● Exercise instructions
Set the listing down again in full, word for word, with the pictures left out.

● Raw data
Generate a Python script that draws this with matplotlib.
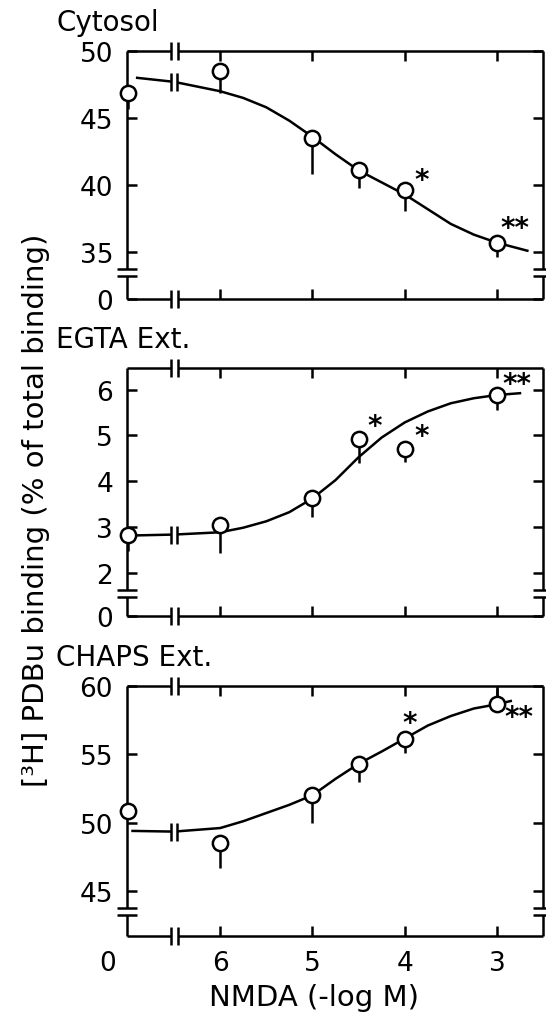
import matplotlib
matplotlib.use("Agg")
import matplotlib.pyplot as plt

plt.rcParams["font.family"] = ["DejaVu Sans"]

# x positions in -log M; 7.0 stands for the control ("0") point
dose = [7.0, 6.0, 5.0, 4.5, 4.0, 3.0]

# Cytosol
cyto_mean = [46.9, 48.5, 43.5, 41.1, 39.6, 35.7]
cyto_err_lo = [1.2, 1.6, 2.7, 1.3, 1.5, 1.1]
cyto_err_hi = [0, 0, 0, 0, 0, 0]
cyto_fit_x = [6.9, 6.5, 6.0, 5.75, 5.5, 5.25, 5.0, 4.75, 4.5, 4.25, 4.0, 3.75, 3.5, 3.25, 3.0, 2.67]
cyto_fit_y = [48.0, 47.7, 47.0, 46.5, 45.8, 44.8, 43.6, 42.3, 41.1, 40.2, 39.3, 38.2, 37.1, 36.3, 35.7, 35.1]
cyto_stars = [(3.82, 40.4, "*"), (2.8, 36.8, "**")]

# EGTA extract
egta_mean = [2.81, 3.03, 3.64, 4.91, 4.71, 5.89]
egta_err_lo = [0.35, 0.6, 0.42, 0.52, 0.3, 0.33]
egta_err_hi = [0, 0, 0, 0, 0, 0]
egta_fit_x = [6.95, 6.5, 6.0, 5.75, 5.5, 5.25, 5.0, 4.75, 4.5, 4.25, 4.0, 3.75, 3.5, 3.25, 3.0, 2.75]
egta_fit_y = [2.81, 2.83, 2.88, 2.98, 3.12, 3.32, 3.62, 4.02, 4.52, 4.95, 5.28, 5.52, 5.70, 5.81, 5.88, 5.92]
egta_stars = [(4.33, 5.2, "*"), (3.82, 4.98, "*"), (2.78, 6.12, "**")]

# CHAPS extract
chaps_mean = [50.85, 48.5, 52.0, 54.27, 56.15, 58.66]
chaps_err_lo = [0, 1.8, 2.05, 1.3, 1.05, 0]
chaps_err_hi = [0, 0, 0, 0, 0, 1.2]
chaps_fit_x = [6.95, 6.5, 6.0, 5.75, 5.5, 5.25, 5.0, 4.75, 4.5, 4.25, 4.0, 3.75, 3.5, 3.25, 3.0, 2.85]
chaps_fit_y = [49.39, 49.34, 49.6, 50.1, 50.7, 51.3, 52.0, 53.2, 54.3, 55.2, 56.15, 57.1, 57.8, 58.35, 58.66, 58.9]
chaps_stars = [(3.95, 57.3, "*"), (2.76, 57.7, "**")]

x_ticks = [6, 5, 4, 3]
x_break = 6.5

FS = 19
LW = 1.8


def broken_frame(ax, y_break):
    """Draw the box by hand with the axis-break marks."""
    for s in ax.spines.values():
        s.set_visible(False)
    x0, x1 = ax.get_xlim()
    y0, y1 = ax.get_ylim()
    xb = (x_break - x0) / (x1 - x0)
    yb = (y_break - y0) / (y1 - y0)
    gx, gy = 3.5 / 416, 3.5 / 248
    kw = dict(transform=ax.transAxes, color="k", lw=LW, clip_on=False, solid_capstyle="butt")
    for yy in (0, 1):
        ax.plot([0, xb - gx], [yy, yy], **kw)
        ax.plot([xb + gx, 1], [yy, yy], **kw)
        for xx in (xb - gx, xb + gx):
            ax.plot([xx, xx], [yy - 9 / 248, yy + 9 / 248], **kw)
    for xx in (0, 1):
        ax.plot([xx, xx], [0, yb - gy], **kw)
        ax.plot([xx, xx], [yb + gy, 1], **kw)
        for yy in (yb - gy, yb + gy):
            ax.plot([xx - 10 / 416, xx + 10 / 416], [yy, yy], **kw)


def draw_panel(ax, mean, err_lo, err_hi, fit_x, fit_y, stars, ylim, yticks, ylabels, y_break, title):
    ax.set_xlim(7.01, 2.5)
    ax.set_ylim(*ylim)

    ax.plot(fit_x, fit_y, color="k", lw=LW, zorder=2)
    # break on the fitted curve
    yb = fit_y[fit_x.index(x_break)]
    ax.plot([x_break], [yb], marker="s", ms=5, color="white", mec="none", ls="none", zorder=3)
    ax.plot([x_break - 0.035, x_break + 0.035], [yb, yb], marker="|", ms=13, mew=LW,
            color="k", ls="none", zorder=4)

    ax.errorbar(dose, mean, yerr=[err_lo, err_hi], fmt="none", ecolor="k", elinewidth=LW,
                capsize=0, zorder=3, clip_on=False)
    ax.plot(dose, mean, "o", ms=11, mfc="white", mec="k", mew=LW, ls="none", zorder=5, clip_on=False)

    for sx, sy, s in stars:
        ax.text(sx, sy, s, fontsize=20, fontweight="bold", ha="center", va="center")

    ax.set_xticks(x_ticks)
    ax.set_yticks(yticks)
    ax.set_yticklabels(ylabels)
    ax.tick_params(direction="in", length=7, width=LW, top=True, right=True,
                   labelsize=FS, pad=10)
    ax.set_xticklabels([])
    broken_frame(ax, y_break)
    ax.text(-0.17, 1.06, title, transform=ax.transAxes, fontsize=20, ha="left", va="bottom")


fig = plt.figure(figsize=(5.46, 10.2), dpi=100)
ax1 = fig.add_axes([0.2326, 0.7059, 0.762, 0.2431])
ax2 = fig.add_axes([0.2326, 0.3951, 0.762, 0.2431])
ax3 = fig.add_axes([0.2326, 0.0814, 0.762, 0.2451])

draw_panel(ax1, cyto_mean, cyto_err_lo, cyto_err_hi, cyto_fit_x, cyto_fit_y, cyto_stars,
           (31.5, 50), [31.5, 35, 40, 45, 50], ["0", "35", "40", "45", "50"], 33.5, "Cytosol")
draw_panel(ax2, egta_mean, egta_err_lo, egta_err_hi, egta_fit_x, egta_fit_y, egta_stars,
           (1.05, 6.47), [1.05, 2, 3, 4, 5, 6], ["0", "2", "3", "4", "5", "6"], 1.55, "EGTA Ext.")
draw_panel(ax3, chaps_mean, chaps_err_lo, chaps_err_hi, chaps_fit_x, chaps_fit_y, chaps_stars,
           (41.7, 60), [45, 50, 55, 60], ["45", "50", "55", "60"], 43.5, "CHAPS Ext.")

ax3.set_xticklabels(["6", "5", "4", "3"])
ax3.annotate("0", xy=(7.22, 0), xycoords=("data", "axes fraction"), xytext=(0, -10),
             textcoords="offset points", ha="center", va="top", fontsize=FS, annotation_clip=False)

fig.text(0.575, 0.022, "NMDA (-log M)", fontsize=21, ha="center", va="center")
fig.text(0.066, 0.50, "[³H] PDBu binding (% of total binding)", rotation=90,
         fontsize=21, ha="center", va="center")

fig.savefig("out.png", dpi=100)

● The completed task
Generate a Python script that draws this with matplotlib.
import matplotlib
matplotlib.use("Agg")
import matplotlib.pyplot as plt

plt.rcParams["font.family"] = ["DejaVu Sans"]

# x positions in -log M; 7.0 stands for the control ("0") point
dose = [7.0, 6.0, 5.0, 4.5, 4.0, 3.0]

# Cytosol
cyto_mean = [46.9, 48.5, 43.5, 41.1, 39.6, 35.7]
cyto_err_lo = [1.2, 1.6, 2.7, 1.3, 1.5, 1.1]
cyto_err_hi = [0, 0, 0, 0, 0, 0]
cyto_fit_x = [6.9, 6.5, 6.0, 5.75, 5.5, 5.25, 5.0, 4.75, 4.5, 4.25, 4.0, 3.75, 3.5, 3.25, 3.0, 2.67]
cyto_fit_y = [48.0, 47.7, 47.0, 46.5, 45.8, 44.8, 43.6, 42.3, 41.1, 40.2, 39.3, 38.2, 37.1, 36.3, 35.7, 35.1]
cyto_stars = [(3.82, 40.4, "*"), (2.8, 36.8, "**")]

# EGTA extract
egta_mean = [2.81, 3.03, 3.64, 4.91, 4.71, 5.89]
egta_err_lo = [0.35, 0.6, 0.42, 0.52, 0.3, 0.33]
egta_err_hi = [0, 0, 0, 0, 0, 0]
egta_fit_x = [6.95, 6.5, 6.0, 5.75, 5.5, 5.25, 5.0, 4.75, 4.5, 4.25, 4.0, 3.75, 3.5, 3.25, 3.0, 2.75]
egta_fit_y = [2.81, 2.83, 2.88, 2.98, 3.12, 3.32, 3.62, 4.02, 4.52, 4.95, 5.28, 5.52, 5.70, 5.81, 5.88, 5.92]
egta_stars = [(4.33, 5.2, "*"), (3.82, 4.98, "*"), (2.78, 6.12, "**")]

# CHAPS extract
chaps_mean = [50.85, 48.5, 52.0, 54.27, 56.15, 58.66]
chaps_err_lo = [0, 1.8, 2.05, 1.3, 1.05, 0]
chaps_err_hi = [0, 0, 0, 0, 0, 1.2]
chaps_fit_x = [6.95, 6.5, 6.0, 5.75, 5.5, 5.25, 5.0, 4.75, 4.5, 4.25, 4.0, 3.75, 3.5, 3.25, 3.0, 2.85]
chaps_fit_y = [49.39, 49.34, 49.6, 50.1, 50.7, 51.3, 52.0, 53.2, 54.3, 55.2, 56.15, 57.1, 57.8, 58.35, 58.66, 58.9]
chaps_stars = [(3.95, 57.3, "*"), (2.76, 57.7, "**")]

x_ticks = [6, 5, 4, 3]
x_break = 6.5

FS = 19
LW = 1.8


def broken_frame(ax, y_break):
    """Draw the box by hand with the axis-break marks."""
    for s in ax.spines.values():
        s.set_visible(False)
    x0, x1 = ax.get_xlim()
    y0, y1 = ax.get_ylim()
    xb = (x_break - x0) / (x1 - x0)
    yb = (y_break - y0) / (y1 - y0)
    gx, gy = 3.5 / 416, 3.5 / 248
    kw = dict(transform=ax.transAxes, color="k", lw=LW, clip_on=False, solid_capstyle="butt")
    for yy in (0, 1):
        ax.plot([0, xb - gx], [yy, yy], **kw)
        ax.plot([xb + gx, 1], [yy, yy], **kw)
        for xx in (xb - gx, xb + gx):
            ax.plot([xx, xx], [yy - 9 / 248, yy + 9 / 248], **kw)
    for xx in (0, 1):
        ax.plot([xx, xx], [0, yb - gy], **kw)
        ax.plot([xx, xx], [yb + gy, 1], **kw)
        for yy in (yb - gy, yb + gy):
            ax.plot([xx - 10 / 416, xx + 10 / 416], [yy, yy], **kw)


def draw_panel(ax, mean, err_lo, err_hi, fit_x, fit_y, stars, ylim, yticks, ylabels, y_break, title):
    ax.set_xlim(7.01, 2.5)
    ax.set_ylim(*ylim)

    ax.plot(fit_x, fit_y, color="k", lw=LW, zorder=2)
    # break on the fitted curve
    yb = fit_y[fit_x.index(x_break)]
    ax.plot([x_break], [yb], marker="s", ms=5, color="white", mec="none", ls="none", zorder=3)
    ax.plot([x_break - 0.035, x_break + 0.035], [yb, yb], marker="|", ms=13, mew=LW,
            color="k", ls="none", zorder=4)

    ax.errorbar(dose, mean, yerr=[err_lo, err_hi], fmt="none", ecolor="k", elinewidth=LW,
                capsize=0, zorder=3, clip_on=False)
    ax.plot(dose, mean, "o", ms=11, mfc="white", mec="k", mew=LW, ls="none", zorder=5, clip_on=False)

    for sx, sy, s in stars:
        ax.text(sx, sy, s, fontsize=20, fontweight="bold", ha="center", va="center")

    ax.set_xticks(x_ticks)
    ax.set_yticks(yticks)
    ax.set_yticklabels(ylabels)
    ax.tick_params(direction="in", length=7, width=LW, top=True, right=True,
                   labelsize=FS, pad=10)
    ax.set_xticklabels([])
    broken_frame(ax, y_break)
    ax.text(-0.17, 1.06, title, transform=ax.transAxes, fontsize=20, ha="left", va="bottom")


fig = plt.figure(figsize=(5.46, 10.2), dpi=100)
ax1 = fig.add_axes([0.2326, 0.7059, 0.762, 0.2431])
ax2 = fig.add_axes([0.2326, 0.3951, 0.762, 0.2431])
ax3 = fig.add_axes([0.2326, 0.0814, 0.762, 0.2451])

draw_panel(ax1, cyto_mean, cyto_err_lo, cyto_err_hi, cyto_fit_x, cyto_fit_y, cyto_stars,
           (31.5, 50), [31.5, 35, 40, 45, 50], ["0", "35", "40", "45", "50"], 33.5, "Cytosol")
draw_panel(ax2, egta_mean, egta_err_lo, egta_err_hi, egta_fit_x, egta_fit_y, egta_stars,
           (1.05, 6.47), [1.05, 2, 3, 4, 5, 6], ["0", "2", "3", "4", "5", "6"], 1.55, "EGTA Ext.")
draw_panel(ax3, chaps_mean, chaps_err_lo, chaps_err_hi, chaps_fit_x, chaps_fit_y, chaps_stars,
           (41.7, 60), [45, 50, 55, 60], ["45", "50", "55", "60"], 43.5, "CHAPS Ext.")

ax3.set_xticklabels(["6", "5", "4", "3"])
ax3.annotate("0", xy=(7.22, 0), xycoords=("data", "axes fraction"), xytext=(0, -10),
             textcoords="offset points", ha="center", va="top", fontsize=FS, annotation_clip=False)

fig.text(0.575, 0.022, "NMDA (-log M)", fontsize=21, ha="center", va="center")
fig.text(0.066, 0.50, "[³H] PDBu binding (% of total binding)", rotation=90,
         fontsize=21, ha="center", va="center")

fig.savefig("out.png", dpi=100)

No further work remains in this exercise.